Let the length of the side of squared painting be $x f t$.Then the length of the side of the the squared mirror will be $\left(x - 2\right) f t$

By the given condition

${x}^{2} - {\left(x - 2\right)}^{2} = 32$

$\implies 4 x - 4 = 32$

$\implies x = \frac{36}{4} = 9 f t$

So the length of the side of squared painting is $9 f t$ and the length of the side of the the squared mirror is $\left(9 - 2\right) = 7 f t$

Dec 5, 2016

The side of the painting is $9 f t$ long and side of the mirror is $7 f t$ long.

#### Explanation:

Let $x =$ the side of the painting. The area is then ${x}^{2}$.

$x - 2 =$ the side of the mirror. The area is ${\left(x - 2\right)}^{2}$.

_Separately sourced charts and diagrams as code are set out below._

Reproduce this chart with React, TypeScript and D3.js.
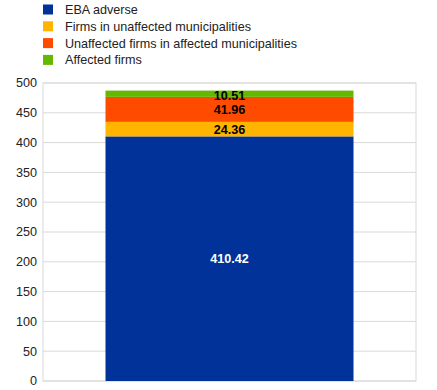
import React, { useEffect, useRef } from 'react';
import * as d3 from 'd3';

const categories = ['total'];
const seriesNames = [
  'EBA adverse',
  'Firms in unaffected municipalities',
  'Unaffected firms in affected municipalities',
  'Affected firms',
];
const seriesValues = [410.42, 24.36, 41.96, 10.51];
const seriesColors = ['#003299', '#ffb400', '#ff4b00', '#65b800'];
const labelColors = ['#ffffff', '#000000', '#000000', '#000000'];
const yTicks = [0, 50, 100, 150, 200, 250, 300, 350, 400, 450, 500];

function App() {
  const svgRef = useRef<SVGSVGElement>(null);

  useEffect(() => {
    const svg = d3.select(svgRef.current);
    svg.selectAll('*').remove();

    const margin = { top: 83, right: 21, bottom: 9, left: 43 };
    const W = 437, H = 390;
    const width = W - margin.left - margin.right;
    const height = H - margin.top - margin.bottom;
    const font = 'Liberation Sans, Arial, sans-serif';
    const fs = 12.6;

    const g = svg.append('g').attr('transform', `translate(${margin.left},${margin.top})`);

    const x = d3.scaleBand().domain(categories).range([0, width]).paddingInner(0).paddingOuter(0.252);
    const y = d3.scaleLinear().domain([0, 500]).range([height, 0]);

    // gridlines
    g.selectAll('.grid').data(yTicks).enter().append('line')
      .attr('x1', 0).attr('x2', width)
      .attr('y1', d => y(d)).attr('y2', d => y(d))
      .attr('stroke', '#d9d9d9').attr('stroke-width', 1);
    g.append('rect').attr('x', 0).attr('y', 0).attr('width', width).attr('height', height)
      .attr('fill', 'none').attr('stroke', '#d9d9d9');

    // stacked segments
    let base = 0;
    const segs = seriesValues.map((v, i) => {
      const s = { i, y0: base, y1: base + v, v };
      base += v;
      return s;
    });

    g.selectAll('.seg').data(segs).enter().append('rect')
      .attr('x', x('total')!)
      .attr('width', x.bandwidth())
      .attr('y', d => y(d.y1))
      .attr('height', d => y(d.y0) - y(d.y1))
      .attr('fill', d => seriesColors[d.i]);

    g.selectAll('.lbl').data(segs).enter().append('text')
      .attr('x', x('total')! + x.bandwidth() / 2)
      .attr('y', d => (d.i === 3 ? y(d.y1) + 4.5 : (y(d.y0) + y(d.y1)) / 2))
      .attr('dy', '0.35em')
      .attr('text-anchor', 'middle')
      .attr('font-family', font)
      .attr('font-size', fs)
      .attr('font-weight', 'bold')
      .attr('fill', d => labelColors[d.i])
      .text(d => d.v.toFixed(2));

    // y axis labels
    g.selectAll('.ytick').data(yTicks).enter().append('text')
      .attr('x', -6)
      .attr('y', d => y(d))
      .attr('dy', '0.35em')
      .attr('text-anchor', 'end')
      .attr('font-family', font)
      .attr('font-size', fs)
      .attr('fill', '#222')
      .text(d => d);

    // legend
    const lg = svg.append('g');
    seriesNames.forEach((name, i) => {
      const cy = 9.5 + i * 16.8;
      lg.append('rect').attr('x', 43).attr('y', cy - 5).attr('width', 10).attr('height', 10)
        .attr('fill', seriesColors[i]);
      lg.append('text').attr('x', 65).attr('y', cy).attr('dy', '0.35em')
        .attr('font-family', font).attr('font-size', fs).attr('fill', '#222')
        .text(name);
    });
  }, []);

  return (
    <svg ref={svgRef} width={437} height={390}
      style={{ position: 'absolute', left: 0, top: 0, background: '#fff' }} />
  );
}

export default App;
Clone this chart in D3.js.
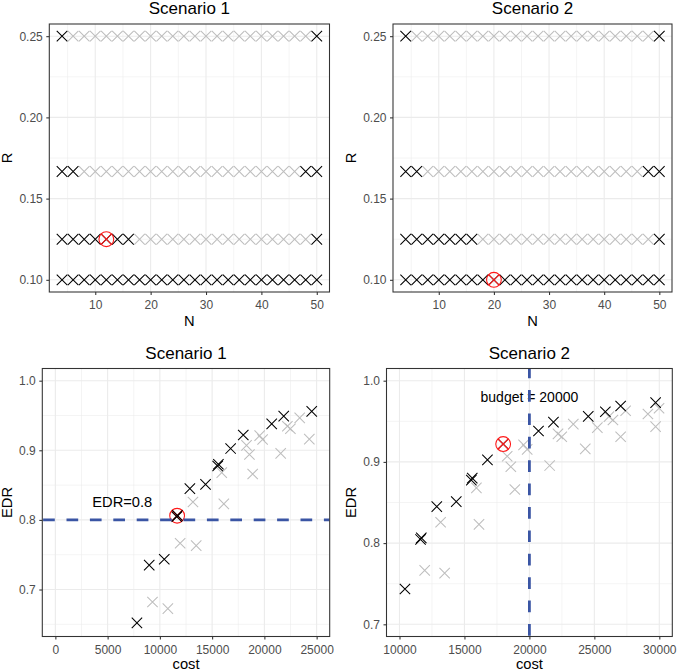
<!DOCTYPE html>
<html>
<head>
<meta charset="utf-8">
<script src="https://cdn.jsdelivr.net/npm/d3@7"></script>
<style>
  html, body { margin: 0; padding: 0; background: #fff; }
  svg { display: block; font-family: "Liberation Sans", Arial, Helvetica, sans-serif; }
</style>
</head>
<body>
<svg id="chart" width="677" height="671"></svg>
<script>
// ---------------- data ----------------
const scenarioTitles = ["Scenario 1", "Scenario 2"];

// top panels: design grid N x R
const nValues = [4, 6, 8, 10, 12, 14, 16, 18, 20, 22, 24, 26, 28, 30, 32, 34, 36, 38, 40, 42, 44, 46, 48, 50];
const rValues = [0.25, 0.1667, 0.125, 0.10];
// N values drawn in black, one list per R row (same in both scenarios)
const blackNByRow = [
  [4, 50],
  [4, 6, 48, 50],
  [4, 6, 8, 10, 12, 14, 16, 50],
  [4, 6, 8, 10, 12, 14, 16, 18, 20, 22, 24, 26, 28, 30, 32, 34, 36, 38, 40, 42, 44, 46, 48, 50]
];
const optimalNR = [[12, 0.125], [20, 0.10]]; // scenario 1, scenario 2

// bottom panels: cost vs EDR
const blackCost = [7805, 8979, 10420, 11620, 11680, 12870, 14370, 15530, 15600, 16770, 17980, 20700, 21850, 24530, 25846, 27023, 29715];
const blackEDR  = [0.652, 0.735, 0.7435, 0.8045, 0.8065, 0.845, 0.851, 0.8775, 0.880, 0.9025, 0.922, 0.938, 0.949, 0.956, 0.9618, 0.9688, 0.973];
const greyCost  = [9294, 10764, 11940, 13165, 13475, 15920, 16120, 18290, 18570, 18880, 19550, 19830, 21560, 22200, 22490, 23380, 24300, 25231, 26123, 26431, 27023, 27408, 29123, 29980, 29715];
const greyEDR   = [0.682, 0.6725, 0.7665, 0.8257, 0.763, 0.868, 0.823, 0.907, 0.894, 0.866, 0.921, 0.9155, 0.8955, 0.9345, 0.931, 0.9465, 0.916, 0.9422, 0.9557, 0.9516, 0.931, 0.963, 0.959, 0.966, 0.9434];
const optimalCostEDR = [[11650, 0.806], [17980, 0.922]];

const s1Limits = { cost: [0, 25000], edr: [0.65, 1.0] };
const s2Limits = { cost: [10000, 30000], edr: [0.70, 1.0] };
const edrTarget = 0.8;
const budget = 20000;
const edrLabel = "EDR=0.8";
const budgetLabel = "budget = 20000";

const topXTicks = [10, 20, 30, 40, 50];
const topYTicks = [0.10, 0.15, 0.20, 0.25];
const s1XTicks = [0, 5000, 10000, 15000, 20000, 25000];
const s2XTicks = [10000, 15000, 20000, 25000, 30000];
const bottomYTicks = [0.7, 0.8, 0.9, 1.0];

// ---------------- styles ----------------
const BLACK = "#000000", GREY = "#BEBEBE", RED = "#FF1A1A", BLUE = "#3A55A4";
const GRID = "#EBEBEB", BORDER = "#333333", TICKTXT = "#4D4D4D";

const svg = d3.select("#chart");
let clipId = 0;

function expand(lims) {
  const d = (lims[1] - lims[0]) * 0.05;
  return [lims[0] - d, lims[1] + d];
}

function panel(opt) {
  const x = d3.scaleLinear().domain(opt.xDomain).range([opt.x0, opt.x1]);
  const y = d3.scaleLinear().domain(opt.yDomain).range([opt.y1, opt.y0]);
  const g = svg.append("g");
  const id = "clip" + (clipId++);
  svg.append("defs").append("clipPath").attr("id", id)
    .append("rect").attr("x", opt.x0).attr("y", opt.y0)
    .attr("width", opt.x1 - opt.x0).attr("height", opt.y1 - opt.y0);

  g.append("rect").attr("x", opt.x0).attr("y", opt.y0)
    .attr("width", opt.x1 - opt.x0).attr("height", opt.y1 - opt.y0).attr("fill", "#fff");

  const inside = g.append("g").attr("clip-path", `url(#${id})`);
  // minor grid
  const xStep = opt.xTicks[1] - opt.xTicks[0];
  const yStep = opt.yTicks[1] - opt.yTicks[0];
  const xMinor = [], yMinor = [];
  for (let i = -1; i < opt.xTicks.length; i++) xMinor.push(opt.xTicks[0] + xStep * (i + 0.5));
  for (let i = -1; i < opt.yTicks.length; i++) yMinor.push(opt.yTicks[0] + yStep * (i + 0.5));
  const inX = v => v >= opt.xDomain[0] && v <= opt.xDomain[1];
  const inY = v => v >= opt.yDomain[0] && v <= opt.yDomain[1];
  inside.selectAll(".xmin").data(xMinor.filter(inX)).join("line")
    .attr("x1", d => x(d)).attr("x2", d => x(d)).attr("y1", opt.y0).attr("y2", opt.y1)
    .attr("stroke", GRID).attr("stroke-width", 0.55);
  inside.selectAll(".ymin").data(yMinor.filter(inY)).join("line")
    .attr("y1", d => y(d)).attr("y2", d => y(d)).attr("x1", opt.x0).attr("x2", opt.x1)
    .attr("stroke", GRID).attr("stroke-width", 0.55);
  inside.selectAll(".xmaj").data(opt.xTicks).join("line")
    .attr("x1", d => x(d)).attr("x2", d => x(d)).attr("y1", opt.y0).attr("y2", opt.y1)
    .attr("stroke", GRID).attr("stroke-width", 1.1);
  inside.selectAll(".ymaj").data(opt.yTicks).join("line")
    .attr("y1", d => y(d)).attr("y2", d => y(d)).attr("x1", opt.x0).attr("x2", opt.x1)
    .attr("stroke", GRID).attr("stroke-width", 1.1);

  // axes (ticks + labels) using d3 axes
  const xAxis = d3.axisBottom(x).tickValues(opt.xTicks).tickFormat(opt.xFmt).tickSizeInner(3).tickSizeOuter(0).tickPadding(3);
  const yAxis = d3.axisLeft(y).tickValues(opt.yTicks).tickFormat(opt.yFmt).tickSizeInner(3).tickSizeOuter(0).tickPadding(3.5);
  const gx = g.append("g").attr("transform", `translate(0,${opt.y1})`).call(xAxis);
  const gy = g.append("g").attr("transform", `translate(${opt.x0},0)`).call(yAxis);
  [gx, gy].forEach(a => {
    a.select(".domain").remove();
    a.selectAll(".tick line").attr("stroke", BORDER).attr("stroke-width", 1.07);
    a.selectAll(".tick text").attr("fill", TICKTXT).attr("font-size", 12)
      .attr("font-family", '"Liberation Sans", Arial, sans-serif');
  });
  gx.selectAll(".tick text").attr("dy", null).attr("y", 17.2).attr("dominant-baseline", "alphabetic");

  // titles
  svg.append("text").attr("x", (opt.x0 + opt.x1) / 2).attr("y", opt.y0 - 10)
    .attr("text-anchor", "middle").attr("font-size", 17).attr("fill", "#000").text(opt.title);
  svg.append("text").attr("x", (opt.x0 + opt.x1) / 2).attr("y", opt.y1 + opt.xTitleGap)
    .attr("text-anchor", "middle").attr("font-size", 14.7).attr("fill", "#000").text(opt.xLabel);
  svg.append("text").attr("transform", `translate(${opt.yTitleX},${(opt.y0 + opt.y1) / 2}) rotate(-90)`)
    .attr("text-anchor", "middle").attr("dy", "0.35em").attr("font-size", 14.7).attr("fill", "#000").text(opt.yLabel);

  return { x, y, g: inside, border: () => g.append("rect").attr("x", opt.x0).attr("y", opt.y0)
    .attr("width", opt.x1 - opt.x0).attr("height", opt.y1 - opt.y0)
    .attr("fill", "none").attr("stroke", BORDER).attr("stroke-width", 1.07) };
}

function cross(sel, data, color, h) {
  sel.selectAll(null).data(data).join("path")
    .attr("d", d => `M${d[0]-h},${d[1]-h}L${d[0]+h},${d[1]+h}M${d[0]-h},${d[1]+h}L${d[0]+h},${d[1]-h}`)
    .attr("stroke", color).attr("stroke-width", 1.05).attr("fill", "none");
}
function optimum(sel, p) {
  const r = 7.4, h = r * Math.SQRT1_2;
  sel.append("circle").attr("cx", p[0]).attr("cy", p[1]).attr("r", r)
    .attr("fill", "none").attr("stroke", RED).attr("stroke-width", 1.1);
  sel.append("path")
    .attr("d", `M${p[0]-h},${p[1]-h}L${p[0]+h},${p[1]+h}M${p[0]-h},${p[1]+h}L${p[0]+h},${p[1]-h}`)
    .attr("stroke", RED).attr("stroke-width", 1.1);
}

const fmt2 = d3.format(".2f"), fmt1 = d3.format(".1f"), fmt0 = d => String(d);
const topYDomain = expand([0.10, 0.25]);
const topXDomain = expand([4, 50]);

// ---------------- top panels ----------------
const topRects = [
  { x0: 49.3, x1: 329.5, yTitleX: 7.3 },
  { x0: 393.0, x1: 672.0, yTitleX: 350.5 }
];
[0, 1].forEach(s => {
  const p = panel({
    ...topRects[s], y0: 24, y1: 292, xTitleGap: 34,
    xDomain: topXDomain, yDomain: topYDomain,
    xTicks: topXTicks, yTicks: topYTicks, xFmt: fmt0, yFmt: fmt2,
    title: scenarioTitles[s], xLabel: "N", yLabel: "R"
  });
  const grey = [], black = [];
  rValues.forEach((r, i) => {
    nValues.forEach(n => {
      const pt = [p.x(n), p.y(r)];
      (blackNByRow[i].includes(n) ? black : grey).push(pt);
    });
  });
  cross(p.g, grey, GREY, 5.3);
  cross(p.g, black, BLACK, 5.3);
  optimum(p.g, [p.x(optimalNR[s][0]), p.y(optimalNR[s][1])]);
  p.border();
});

// ---------------- bottom panels ----------------
const bottomRects = [
  { x0: 42.3, x1: 329.7, yTitleX: 7.3, lims: s1Limits, xTicks: s1XTicks },
  { x0: 386.5, x1: 672.3, yTitleX: 350.8, lims: s2Limits, xTicks: s2XTicks }
];
[0, 1].forEach(s => {
  const b = bottomRects[s];
  const p = panel({
    x0: b.x0, x1: b.x1, y0: 368.5, y1: 636.5, yTitleX: b.yTitleX, xTitleGap: 32.3,
    xDomain: expand(b.lims.cost), yDomain: expand(b.lims.edr),
    xTicks: b.xTicks, yTicks: bottomYTicks, xFmt: fmt0, yFmt: fmt1,
    title: scenarioTitles[s], xLabel: "cost", yLabel: "EDR"
  });
  const inLim = (c, e) => c >= b.lims.cost[0] && c <= b.lims.cost[1] && e >= b.lims.edr[0] && e <= b.lims.edr[1];
  const grey = greyCost.map((c, i) => [c, greyEDR[i]]).filter(d => inLim(d[0], d[1])).map(d => [p.x(d[0]), p.y(d[1])]);
  const black = blackCost.map((c, i) => [c, blackEDR[i]]).filter(d => inLim(d[0], d[1])).map(d => [p.x(d[0]), p.y(d[1])]);
  cross(p.g, grey, GREY, 5.2);
  const opt = [p.x(optimalCostEDR[s][0]), p.y(optimalCostEDR[s][1])];
  if (s === 0) {
    optimum(p.g, opt);
    cross(p.g, black, BLACK, 5.2);
  } else {
    cross(p.g, black, BLACK, 5.2);
    optimum(p.g, opt);
  }
  if (s === 0) {
    p.g.append("text").attr("x", p.x(6400)).attr("y", p.y(0.826)).attr("dy", "0.36em")
      .attr("text-anchor", "middle").attr("font-size", 14.7).attr("fill", "#000").text(edrLabel);
    p.g.append("line").attr("x1", b.x0).attr("x2", b.x1).attr("y1", p.y(edrTarget)).attr("y2", p.y(edrTarget))
      .attr("stroke", BLUE).attr("stroke-width", 2.8).attr("stroke-dasharray", "11.7,11.7").attr("stroke-dashoffset", -0.8);
  } else {
    p.g.append("text").attr("x", p.x(budget)).attr("y", p.y(0.980)).attr("dy", "0.36em")
      .attr("text-anchor", "middle").attr("font-size", 14).attr("fill", "#000").text(budgetLabel);
    p.g.append("line").attr("x1", p.x(budget)).attr("x2", p.x(budget)).attr("y1", 636.5).attr("y2", 368.5)
      .attr("stroke", BLUE).attr("stroke-width", 2.8).attr("stroke-dasharray", "11.7,11.7").attr("stroke-dashoffset", -0.8);
  }
  p.border();
});
</script>
</body>
</html>
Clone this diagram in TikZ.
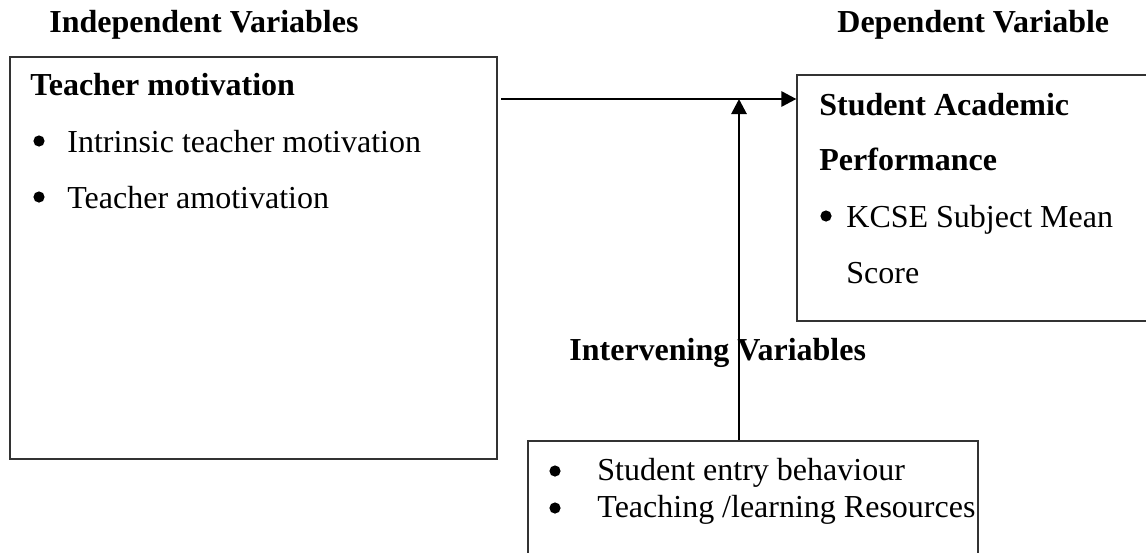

The difference between the areas is $32 f {t}^{2}$

${x}^{2} - {\left(x - 2\right)}^{2} = 32$

${x}^{2} - \left[\left(x - 2\right) \left(x - 2\right)\right] = 32$

${x}^{2} - \left({x}^{2} - 2 x - 2 x + 4\right) = 32$

${x}^{2} - \left({x}^{2} - 4 x + 4\right) = 32$

${x}^{2} - {x}^{2} + 4 x - 4 = 32$

$4 x - 4 = \textcolor{w h i t e}{{a}^{2}} 32$
$\textcolor{w h i t e}{a a} + 4 = + 4$

$4 x = 36$

$\frac{4 x}{4} = \frac{36}{4}$

$x = 9 f t$ is the length of the side of the painting.

$x - 2 = 9 - 2 = 7 f t$ is the length of the side of the mirror.